Souvent, et dans le cas de l'affaire Berlusconi cela joue un rôle, on note une attirance des hommes ayant la cinquantaine pour des jeunes femmes – parfois vraiment très jeune – pour se rassurer le plus souvent. Il est en effet rassurant de pouvoir s'afficher avec une “jeune beauté” de vingt ans quant on en a soixante. Dans le cas de Berlusconi la chose est encore plus sordide. Il suffit de jetter un coup d'oeil sur ce qu'écrit Simmel sur la beauté féminine pour être frappé du contraste.

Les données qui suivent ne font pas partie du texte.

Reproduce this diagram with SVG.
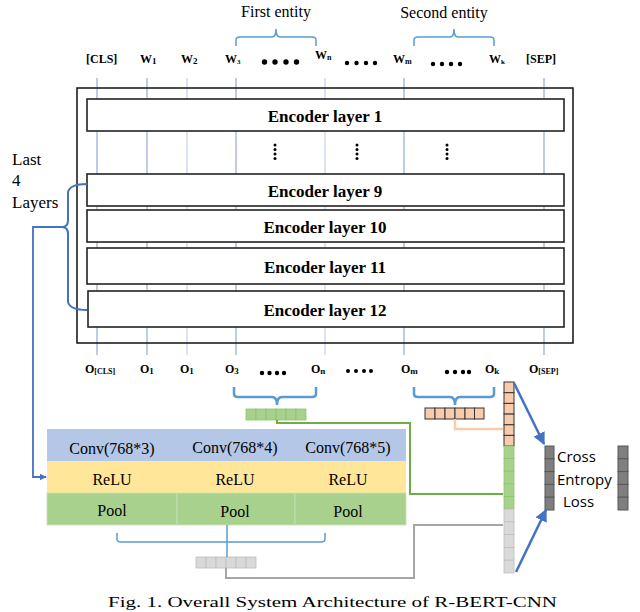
<svg xmlns="http://www.w3.org/2000/svg" width="640" height="612" viewBox="0 0 640 612">
<style>
.serif{font-family:"Liberation Serif","Times New Roman",serif;fill:#000}
.tok{font-family:"Liberation Serif","Times New Roman",serif;font-weight:bold;font-size:12px;fill:#000}
.enc{font-family:"Liberation Serif","Times New Roman",serif;font-weight:bold;font-size:17px;fill:#000;text-anchor:middle}
.encbox{fill:#fff;stroke:#222;stroke-width:1.6}
.vline{stroke:#8FAADC;stroke-width:1.2}
.vlight{stroke:#C5D3EC;stroke-width:1.2}
.brace{fill:none;stroke:#5B9BD5;stroke-width:1.5}
.brace2{fill:none;stroke:#5B9BD5;stroke-width:2.5}
.sans{font-family:"Open Sans","DejaVu Sans",sans-serif;font-size:15px;fill:#000}
.conv{font-family:"Liberation Serif","Times New Roman",serif;font-size:16px;fill:#000;text-anchor:middle}
</style>
<defs>
<marker id="arrow" viewBox="0 0 10 10" refX="9" refY="5" markerWidth="5" markerHeight="5" orient="auto-start-reverse">
<path d="M0,0 L10,5 L0,10 z" fill="#4472C4"/>
</marker>
<marker id="arrowS" viewBox="0 0 10 10" refX="9" refY="5" markerWidth="4" markerHeight="4" orient="auto">
<path d="M0,0 L10,5 L0,10 z" fill="#4472C4"/>
</marker>
</defs>
<rect width="640" height="612" fill="#fff"/>

<g id="entity-labels">
<text class="serif" x="276" y="17" font-size="16" text-anchor="middle">First entity</text>
<text class="serif" x="444" y="18" font-size="16" text-anchor="middle">Second entity</text>
<path class="brace" d="M236,46 L236,40 Q236,37 240,37 L272,37 Q276,37 276,29 Q276,37 280,37 L312,37 Q316,37 316,40 L316,46"/>
<path class="brace" d="M414,46 L414,40 Q414,37 418,37 L450,37 Q454,37 454,29 Q454,37 458,37 L490,37 Q494,37 494,40 L494,46"/>
</g>

<g id="tokens">
<text class="tok" x="86" y="63" font-size="11">[CLS]</text>
<text class="tok" x="140" y="63">W<tspan font-size="9" dy="1">1</tspan></text>
<text class="tok" x="181" y="63">W<tspan font-size="9" dy="1">2</tspan></text>
<text class="tok" x="225" y="63">W<tspan font-size="7" dy="1">3</tspan></text>
<g fill="#000"><circle cx="264.5" cy="62" r="2.7"/><circle cx="275" cy="62" r="2.7"/><circle cx="286" cy="62" r="2.7"/><circle cx="296.5" cy="62" r="2.7"/></g>
<text class="tok" x="315" y="59">W<tspan font-size="8" dy="1">n</tspan></text>
<g fill="#000"><circle cx="347" cy="63" r="2.2"/><circle cx="356.5" cy="63" r="2.2"/><circle cx="366" cy="63" r="2.2"/><circle cx="375" cy="63" r="2.2"/></g>
<text class="tok" x="393" y="63">W<tspan font-size="8" dy="1">m</tspan></text>
<g fill="#000"><circle cx="433" cy="64" r="2.2"/><circle cx="442" cy="64" r="2.2"/><circle cx="451" cy="64" r="2.2"/><circle cx="460" cy="64" r="2.2"/></g>
<text class="tok" x="489" y="63">W<tspan font-size="7" dy="1">k</tspan></text>
<text class="tok" x="526" y="63" font-size="11">[SEP]</text>
</g>

<g id="token-lines">
<line class="vline" x1="97" y1="78" x2="97" y2="355"/>
<line class="vline" x1="147" y1="78" x2="147" y2="355"/>
<line class="vlight" x1="187" y1="78" x2="187" y2="355"/>
<line class="vline" x1="236" y1="78" x2="236" y2="355"/>
<line class="vlight" x1="325" y1="78" x2="325" y2="355"/>
<line class="vline" x1="404" y1="78" x2="404" y2="355"/>
<line class="vline" x1="544" y1="78" x2="544" y2="355"/>
</g>

<g id="bert">
<rect x="77" y="88" width="496" height="255" fill="none" stroke="#111" stroke-width="1.5"/>
<g id="enc1"><rect class="encbox" x="87" y="99" width="477" height="32"/><text class="enc" x="325" y="122">Encoder layer 1</text></g>
<g id="vdots" fill="#000">
<circle cx="275" cy="145" r="1.5"/><circle cx="275" cy="149.5" r="1.5"/><circle cx="275" cy="154" r="1.5"/><circle cx="275" cy="158.5" r="1.5"/>
<circle cx="357" cy="145" r="1.5"/><circle cx="357" cy="149.5" r="1.5"/><circle cx="357" cy="154" r="1.5"/><circle cx="357" cy="158.5" r="1.5"/>
<circle cx="447" cy="145" r="1.5"/><circle cx="447" cy="149.5" r="1.5"/><circle cx="447" cy="154" r="1.5"/><circle cx="447" cy="158.5" r="1.5"/>
</g>
<g id="enc9"><rect class="encbox" x="87" y="174" width="477" height="32"/><text class="enc" x="325" y="197">Encoder layer 9</text></g>
<g id="enc10"><rect class="encbox" x="87" y="210" width="477" height="32"/><text class="enc" x="325" y="233">Encoder layer 10</text></g>
<g id="enc11"><rect class="encbox" x="87" y="248" width="477" height="36" stroke="#888"/><text class="enc" x="325" y="273">Encoder layer 11</text></g>
<g id="enc12"><rect class="encbox" x="88" y="291" width="476" height="36"/><text class="enc" x="325" y="316">Encoder layer 12</text></g>
</g>

<g id="last4">
<text class="serif" x="12" y="165" font-size="17">Last</text>
<text class="serif" x="12" y="186" font-size="17">4</text>
<text class="serif" x="12" y="208" font-size="17">Layers</text>
</g>

<g id="outputs">
<text class="tok" x="85" y="373" font-size="13">O<tspan font-size="8" dy="1">[CLS]</tspan></text>
<text class="tok" x="140" y="373" font-size="13">O<tspan font-size="9" dy="1">1</tspan></text>
<text class="tok" x="180" y="373" font-size="13">O<tspan font-size="9" dy="1">1</tspan></text>
<text class="tok" x="225" y="373" font-size="13">O<tspan font-size="9" dy="1">3</tspan></text>
<g fill="#000"><circle cx="262" cy="373" r="2.2"/><circle cx="269.5" cy="373" r="2.2"/><circle cx="277" cy="373" r="2.2"/><circle cx="284" cy="373" r="2.2"/></g>
<text class="tok" x="311" y="373" font-size="13">O<tspan font-size="9" dy="1">n</tspan></text>
<g fill="#000"><circle cx="348" cy="371" r="2"/><circle cx="356" cy="371" r="2"/><circle cx="364" cy="371" r="2"/><circle cx="371" cy="371" r="2"/></g>
<text class="tok" x="401" y="373" font-size="13">O<tspan font-size="9" dy="1">m</tspan></text>
<g fill="#000"><circle cx="447" cy="372" r="2.2"/><circle cx="455" cy="372" r="2.2"/><circle cx="463" cy="372" r="2.2"/><circle cx="469" cy="372" r="2.2"/></g>
<text class="tok" x="485" y="373" font-size="13">O<tspan font-size="9" dy="1">k</tspan></text>
<text class="tok" x="529" y="373" font-size="13">O<tspan font-size="8" dy="1">[SEP]</tspan></text>
</g>

<g id="cnn">
<rect x="47" y="429" width="359" height="32" fill="#B4C7E7"/>
<rect x="47" y="461" width="359" height="32" fill="#FFE699"/>
<rect x="47" y="493" width="130" height="32" fill="#A9D18E" stroke="#C5E0B4" stroke-width="0.8"/>
<rect x="177" y="493" width="118" height="32" fill="#A9D18E" stroke="#C5E0B4" stroke-width="0.8"/>
<rect x="295" y="493" width="111" height="32" fill="#A9D18E" stroke="#C5E0B4" stroke-width="0.8"/>
<text class="conv" x="112" y="454" font-size="18">Conv(768*3)</text>
<text class="conv" x="235" y="453">Conv(768*4)</text>
<text class="conv" x="348" y="453">Conv(768*5)</text>
<text class="conv" x="112" y="485" font-size="17">ReLU</text>
<text class="conv" x="235" y="485" font-size="17">ReLU</text>
<text class="conv" x="348" y="485" font-size="17">ReLU</text>
<text class="conv" x="112" y="516" font-size="17">Pool</text>
<text class="conv" x="235" y="517" font-size="17">Pool</text>
<text class="conv" x="348" y="517" font-size="17">Pool</text>
</g>

<g id="vec-entity1" fill="#A9D18E" stroke="#8CC56F" stroke-width="0.8">
<rect x="246" y="409" width="10" height="11"/><rect x="256" y="409" width="10" height="11"/><rect x="266" y="409" width="10" height="11"/><rect x="276" y="409" width="10" height="11"/><rect x="286" y="409" width="10" height="11"/><rect x="296" y="409" width="10" height="11"/>
</g>
<g id="vec-entity2" fill="#F8CBAD" stroke="#333" stroke-width="1">
<rect x="425" y="408" width="10" height="11"/><rect x="435" y="408" width="10" height="11"/><rect x="445" y="408" width="10" height="11"/><rect x="455" y="408" width="10" height="11"/><rect x="465" y="408" width="9.5" height="11"/><rect x="474.5" y="408" width="9.5" height="11"/>
</g>
<g id="vec-cnn" fill="#D9D9D9" stroke="#BFBFBF" stroke-width="0.8">
<rect x="196" y="557" width="10" height="11"/><rect x="206" y="557" width="10" height="11"/><rect x="216" y="557" width="10" height="11"/><rect x="226" y="557" width="10" height="11"/><rect x="236" y="557" width="10" height="11"/><rect x="246" y="557" width="10" height="11"/>
</g>

<g id="concat">
<g fill="#F8CBAD" stroke="#333" stroke-width="1">
<rect x="504" y="382" width="10" height="10.7"/><rect x="504" y="392.7" width="10" height="10.7"/><rect x="504" y="403.4" width="10" height="10.7"/><rect x="504" y="414.1" width="10" height="10.7"/><rect x="504" y="424.8" width="10" height="10.6"/><rect x="504" y="435.4" width="10" height="10.6"/>
</g>
<g fill="#A9D18E" stroke="#8CC56F" stroke-width="0.8">
<rect x="504" y="446" width="10" height="12.6"/><rect x="504" y="458.6" width="10" height="12.6"/><rect x="504" y="471.2" width="10" height="12.6"/><rect x="504" y="483.8" width="10" height="12.6"/><rect x="504" y="496.4" width="10" height="12.6"/>
</g>
<g fill="#D9D9D9" stroke="#BFBFBF" stroke-width="0.8">
<rect x="504" y="509" width="10" height="12.8"/><rect x="504" y="521.8" width="10" height="12.8"/><rect x="504" y="534.6" width="10" height="12.8"/><rect x="504" y="547.4" width="10" height="12.8"/><rect x="504" y="560.2" width="10" height="12.8"/>
</g>
</g>

<g id="loss">
<g fill="#7F7F7F" stroke="#595959" stroke-width="1">
<rect x="545" y="446" width="9" height="12.8"/><rect x="545" y="458.8" width="9" height="12.8"/><rect x="545" y="471.6" width="9" height="12.8"/><rect x="545" y="484.4" width="9" height="12.8"/><rect x="545" y="497.2" width="9" height="12.8"/>
<rect x="618" y="446" width="10" height="12.8"/><rect x="618" y="458.8" width="10" height="12.8"/><rect x="618" y="471.6" width="10" height="12.8"/><rect x="618" y="484.4" width="10" height="12.8"/><rect x="618" y="497.2" width="10" height="12.8"/>
</g>
<text class="sans" x="557" y="462">Cross</text>
<text class="sans" x="557" y="485">Entropy</text>
<text class="sans" x="563" y="507">Loss</text>
</g>

<g id="connectors">
<path d="M87,184 Q70,184 68,192 L68,220 Q68,227 62,227 Q68,227 68,234 L68,302 Q70,310 87,310" fill="none" stroke="#4472C4" stroke-width="2"/>
<path d="M62,227 L33,227 L33,477 L46,477" fill="none" stroke="#4472C4" stroke-width="1.8" marker-end="url(#arrowS)"/>
<path class="brace2" d="M234,387 L234,394 Q234,397 238,397 L272,397 Q277,397 277,405 Q277,397 282,397 L312,397 Q316,397 316,394 L316,387"/>
<path class="brace2" d="M414,387 L414,394 Q414,397 418,397 L450,397 Q455,397 455,405 Q455,397 460,397 L490,397 Q494,397 494,394 L494,387"/>
<path class="brace" d="M117,533 L117,539 Q117,542 121,542 L321,542 Q325,542 325,539 L325,533"/>
<line x1="227" y1="525" x2="227" y2="557" stroke="#5B9BD5" stroke-width="1.5"/>
<path d="M277,420 L277,423 L410,423 L410,494 L503,494" fill="none" stroke="#70AD47" stroke-width="2"/>
<path d="M455,419 L455,429 L503,429" fill="none" stroke="#F8CBAD" stroke-width="2.5"/>
<path d="M226,568 L226,578 L414,578 L414,525 L503,525" fill="none" stroke="#A6A6A6" stroke-width="2"/>
<line x1="514" y1="383" x2="544" y2="444" stroke="#4472C4" stroke-width="2.5" marker-end="url(#arrow)"/>
<line x1="516" y1="572" x2="546" y2="510" stroke="#4472C4" stroke-width="2.5" marker-end="url(#arrow)"/>
</g>

<text class="serif" x="108" y="607" font-size="15" fill="#555" textLength="449" lengthAdjust="spacingAndGlyphs">Fig. 1. Overall System Architecture of R-BERT-CNN</text>
</svg>
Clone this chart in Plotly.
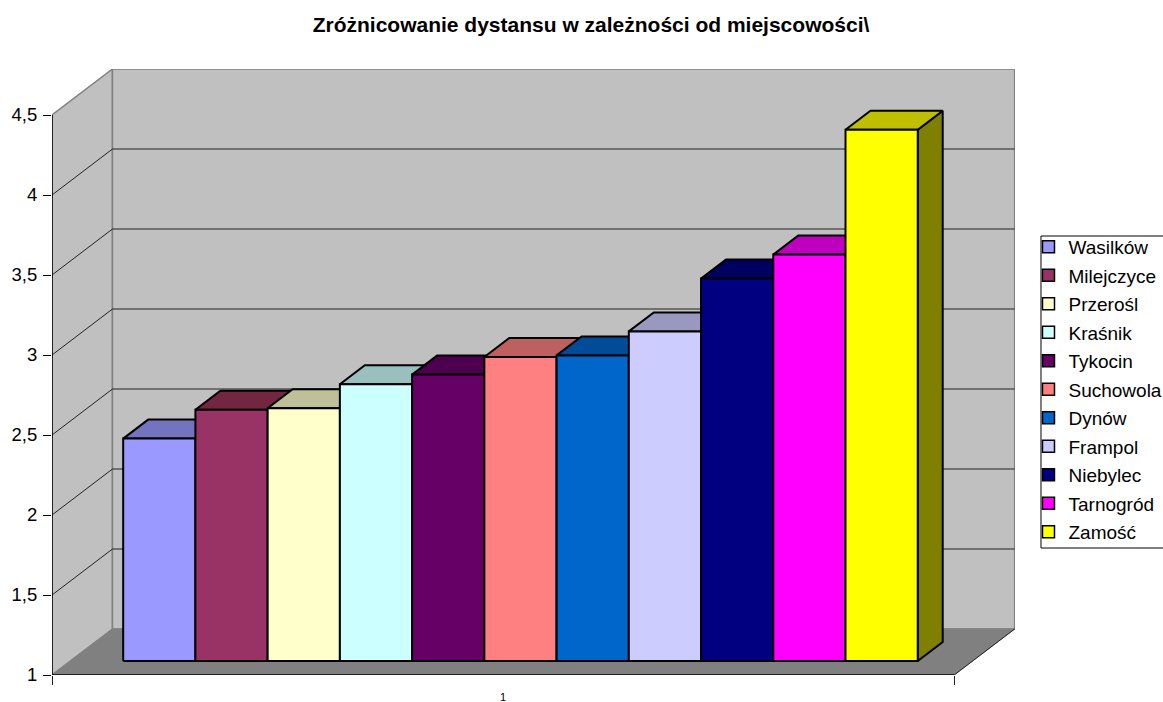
import plotly.graph_objects as go

towns = ["Wasilków", "Milejczyce", "Przerośl", "Kraśnik", "Tykocin", "Suchowola",
         "Dynów", "Frampol", "Niebylec", "Tarnogród", "Zamość"]
values = [2.39, 2.57, 2.58, 2.73, 2.79, 2.90, 2.91, 3.06, 3.39, 3.54, 4.32]
front_colors = ["#9999FF", "#993366", "#FFFFCC", "#CCFFFF", "#660066", "#FF8080",
                "#0066CC", "#CCCCFF", "#000080", "#FF00FF", "#FFFF00"]
top_colors = ["#7373BF", "#732640", "#BFBF99", "#99BFBF", "#4D004D", "#BF6060",
              "#004C99", "#9999BF", "#000060", "#BF00BF", "#BFBF00"]
side_colors = ["#4C4C80", "#4C1933", "#808066", "#668080", "#330033", "#804040",
               "#003366", "#666680", "#000040", "#800080", "#808000"]
y_ticks = [1, 1.5, 2, 2.5, 3, 3.5, 4, 4.5]
y_labels = ["1", "1,5", "2", "2,5", "3", "3,5", "4", "4,5"]
grid_levels = [1.5, 2, 2.5, 3, 3.5, 4]
category_label = "1"
title = "Zróżnicowanie dystansu w zależności od miejscowości\\"

# oblique projection of the 3D box into axis units
DX, DY = 0.837, 0.2875
SLOT_GAP = 0.731
AXIS_LEN = 12.49
D_FRONT, D_BACK = 0.304, 0.717
Y_BASE, Y_TOP = 1, 4.7875
L, R_EDGE, W, H = 51.5, 1015, 1163, 702
PLOT_W = R_EDGE - L
X_MAX = PLOT_W / 72.27


def pt(x, v, d):
    return x + d * DX, v + d * DY


def poly(points, fill, line="black", width=2, close=True):
    pts = [pt(*p) for p in points]
    if close:
        pts.append(pts[0])
    return go.Scatter(
        x=[p[0] for p in pts], y=[p[1] for p in pts], mode="lines",
        fill="toself" if fill else None, fillcolor=fill,
        line=dict(color=line, width=width), showlegend=False,
        hoverinfo="skip", cliponaxis=False,
    )


def xp(px):
    return (px - L) / PLOT_W


def yp(py):
    return (675 - py) / 606


fig = go.Figure()
WALL, FLOOR, EDGE = "#C0C0C0", "#808080", "#808080"
# side wall, back wall, floor
fig.add_trace(poly([(0, Y_BASE, 0), (0, 4.5, 0), (0, 4.5, 1), (0, Y_BASE, 1)], WALL, EDGE, 1.5))
fig.add_trace(poly([(0, Y_BASE, 1), (0, 4.5, 1), (AXIS_LEN, 4.5, 1), (AXIS_LEN, Y_BASE, 1)], WALL, EDGE, 1.5))
fig.add_trace(poly([(0, Y_BASE, 0), (AXIS_LEN, Y_BASE, 0), (AXIS_LEN, Y_BASE, 1), (0, Y_BASE, 1)], FLOOR, FLOOR, 1))
# grid lines on both walls
for lv in grid_levels:
    fig.add_trace(poly([(0, lv, 0), (0, lv, 1), (AXIS_LEN, lv, 1)], None, "#222222", 1, close=False))
# value axis, front and right floor edges
fig.add_trace(poly([(0, Y_BASE, 0), (0, 4.5, 0)], None, "black", 1.5, close=False))
fig.add_trace(poly([(0, Y_BASE, 0), (AXIS_LEN, Y_BASE, 0)], None, "black", 1.5, close=False))
fig.add_trace(poly([(AXIS_LEN, Y_BASE, 0), (AXIS_LEN, Y_BASE, 1)], None, "#222222", 1, close=False))

# bars
for i, v in enumerate(values):
    x0 = SLOT_GAP + i
    x1 = x0 + 1
    fig.add_trace(poly([(x1, Y_BASE, D_FRONT), (x1, Y_BASE, D_BACK), (x1, v, D_BACK), (x1, v, D_FRONT)], side_colors[i]))
    fig.add_trace(poly([(x0, v, D_FRONT), (x1, v, D_FRONT), (x1, v, D_BACK), (x0, v, D_BACK)], top_colors[i]))
    fig.add_trace(poly([(x0, Y_BASE, D_FRONT), (x1, Y_BASE, D_FRONT), (x1, v, D_FRONT), (x0, v, D_FRONT)], front_colors[i]))

# legend entries
for i, name in enumerate(towns):
    fig.add_trace(go.Scatter(
        x=[None], y=[None], mode="markers", name=name, legendgroup=name,
        marker=dict(symbol="square", size=12, color=front_colors[i], line=dict(color="black", width=1.5)),
    ))

fig.update_layout(
    width=W, height=H, autosize=False,
    margin=dict(l=L, r=W - R_EDGE, t=69, b=27, autoexpand=False),
    paper_bgcolor="white", plot_bgcolor="rgba(0,0,0,0)",
    font=dict(family="Liberation Sans, Arial, sans-serif", color="black", size=18),
    title=dict(text=f"<b>{title}</b>", x=591 / W, xanchor="center", y=1 - 25 / H, yanchor="middle",
               font=dict(size=21)),
    xaxis=dict(range=[0, X_MAX], showgrid=False, zeroline=False, showline=False,
               tickvals=[0, AXIS_LEN], ticktext=["", ""], ticks="outside", ticklen=9,
               tickwidth=1, tickcolor="#222222"),
    yaxis=dict(range=[Y_BASE, Y_TOP], showgrid=False, zeroline=False, showline=False,
               tickvals=y_ticks, ticktext=y_labels, ticks="outside", ticklen=8,
               tickwidth=1, tickcolor="black", tickfont=dict(size=18.5), ticklabelstandoff=2),
    legend=dict(x=xp(1039.5), xanchor="left", y=yp(228), yanchor="top",
                bgcolor="rgba(0,0,0,0)", borderwidth=0,
                font=dict(size=19), tracegroupgap=0.8, indentation=-11,
                itemclick=False, itemdoubleclick=False),
    shapes=[dict(type="rect", xref="paper", yref="paper", x0=xp(1041), x1=xp(1180), y0=yp(548), y1=yp(236),
                 line=dict(color="black", width=1), fillcolor="white", layer="below")],
    annotations=[dict(text=category_label, x=AXIS_LEN / 2, xref="x", y=yp(697), yref="paper",
                      yanchor="middle", showarrow=False, font=dict(size=11))],
    showlegend=True,
    hovermode=False,
)

fig.write_html("out.html", config={"displayModeBar": False},
               post_script="document.body.style.margin='0';")
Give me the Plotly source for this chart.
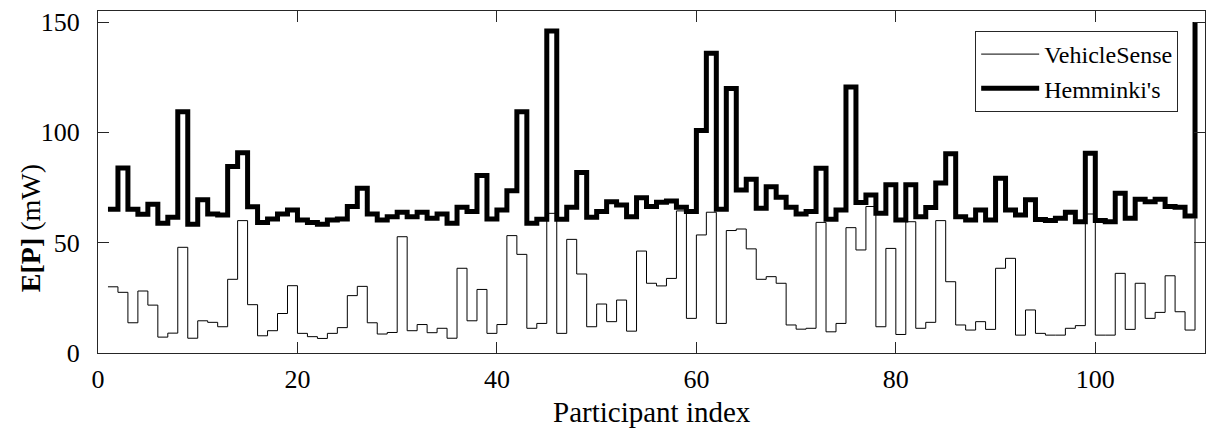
import plotly.graph_objects as go

participant_index = list(range(1, 111))

vehiclesense = [
    30.0, 27.5, 13.7, 28.1, 21.7, 7.2, 9.0, 47.9, 6.7, 14.6,
    13.9, 11.9, 33.4, 60.0, 21.9, 7.8, 10.1, 17.9, 30.5, 8.9,
    7.4, 6.6, 8.9, 11.5, 26.0, 30.2, 13.7, 8.6, 9.3, 52.7,
    10.1, 12.9, 9.2, 11.2, 6.7, 38.4, 14.6, 28.8, 8.9, 12.9,
    53.2, 44.7, 11.2, 13.4, 63.3, 8.9, 51.5, 35.8, 11.9, 22.2,
    14.2, 24.0, 9.9, 46.2, 31.6, 30.4, 33.8, 64.4, 15.7, 53.5,
    63.8, 13.4, 55.5, 56.2, 47.2, 33.4, 34.6, 31.6, 12.7, 10.8,
    11.2, 59.2, 9.6, 13.4, 56.8, 46.7, 66.4, 11.9, 47.4, 8.4,
    59.5, 11.2, 13.9, 60.0, 32.3, 12.7, 10.4, 14.2, 10.7, 38.4,
    42.9, 8.1, 19.5, 8.9, 8.1, 8.1, 11.2, 12.4, 63.0, 8.1,
    8.1, 36.1, 10.7, 31.6, 15.7, 18.4, 35.0, 18.7, 10.4, 61.0,
]

hemminki = [
    65.1, 83.9, 65.1, 62.9, 67.4, 58.8, 61.5, 109.3, 58.3, 69.4,
    63.0, 62.6, 84.5, 90.8, 66.3, 59.2, 60.7, 63.0, 64.8, 60.3,
    59.1, 58.3, 60.3, 60.7, 66.4, 74.7, 63.0, 60.3, 61.8, 63.8,
    61.8, 63.8, 61.1, 63.0, 58.8, 66.0, 64.1, 80.4, 60.7, 64.8,
    73.5, 109.3, 58.8, 60.6, 145.9, 60.6, 66.0, 81.8, 61.5, 64.1,
    68.6, 67.1, 61.8, 70.4, 66.4, 68.3, 68.9, 66.0, 64.1, 100.8,
    135.9, 65.1, 119.9, 73.9, 78.7, 65.6, 75.4, 70.6, 66.0, 63.0,
    64.1, 83.7, 60.6, 64.8, 120.5, 68.2, 71.6, 63.3, 76.2, 60.3,
    76.2, 61.8, 65.9, 77.0, 90.3, 61.8, 60.3, 64.8, 60.3, 79.2,
    64.8, 62.5, 69.5, 60.5, 60.0, 61.1, 63.8, 59.5, 90.5, 60.0,
    59.5, 72.4, 61.1, 69.7, 68.6, 69.7, 66.4, 66.0, 62.1, 150.0,
]

x_ticks = [0, 20, 40, 60, 80, 100]
y_ticks = [0, 50, 100, 150]

FONT = "Liberation Serif"
AX = "#262626"

fig = go.Figure()
fig.add_trace(go.Scatter(
    x=participant_index, y=vehiclesense, mode="lines", line_shape="hv",
    line=dict(color="black", width=1), name="VehicleSense"))
fig.add_trace(go.Scatter(
    x=participant_index, y=hemminki, mode="lines", line_shape="hv",
    line=dict(color="black", width=5), name="Hemminki's"))

axis_common = dict(
    showline=True, linecolor=AX, linewidth=1, mirror="ticks",
    ticks="inside", ticklen=11, tickcolor=AX, tickwidth=1,
    showgrid=False, zeroline=False,
    tickfont=dict(family=FONT, size=26, color="black"),
)

fig.update_layout(
    width=1206, height=430,
    margin=dict(l=98, r=1, t=11, b=77),
    paper_bgcolor="white", plot_bgcolor="white",
    font=dict(family=FONT, size=26, color="black"),
    xaxis=dict(range=[0, 111], tickvals=x_ticks, ticklabelstandoff=3, **axis_common),
    yaxis=dict(range=[0, 155], tickvals=y_ticks, ticklabelstandoff=12, **axis_common),
    legend=dict(
        x=0.7924, y=0.9415, xanchor="left", yanchor="top",
        bgcolor="white", bordercolor=AX, borderwidth=1,
        font=dict(family=FONT, size=24, color="black"),
        tracegroupgap=0, itemwidth=58,
    ),
    showlegend=True,
    annotations=[
        dict(text="<b>E[P]</b> (mW)", xref="paper", yref="paper",
             x=-0.0614, y=0.365, xanchor="center", yanchor="middle",
             textangle=-90, showarrow=False,
             font=dict(family=FONT, size=28, color="black")),
        dict(text="Participant index", xref="paper", yref="paper",
             x=0.5, y=-0.1725, xanchor="center", yanchor="middle",
             showarrow=False,
             font=dict(family=FONT, size=29, color="black")),
    ],
)

fig.write_html("out.html")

La beauté féminine, telle que la décrit Simmel, n’est pas seulement esthétique, mais c’est l’harmonie, tant intérieure qu’extérieure. C’est la mise en forme de l’existence qui est importante, voir primordiale. Pourtant, l’attitude de certaines jeunes filles aujourd’hui n’est pas “naturelle” si l'on accepte cette position. S’habiller en affichant non plus cette “pure sensualité” dont parle Simmel, mais en ramenant la femme à un objet sexuel, ce n’est pas cela “être-femme”. Le chemin est donc encore long vers une libération de la femme sur le plan social, juridique, politique et aussi sexuel, mais il convient de minimiser cette aspect-là car il n'est pas le plus important aux yeux des femmes (même si elles attachent de l'importance à la relation amoureuse bien sûr). Il apparaît évident que l'homme sera bien plus jaloux que la femme mais celle-ci aura souvent plus de mal lors d'une rupture si ce n'est pas elle qui l'a décidée.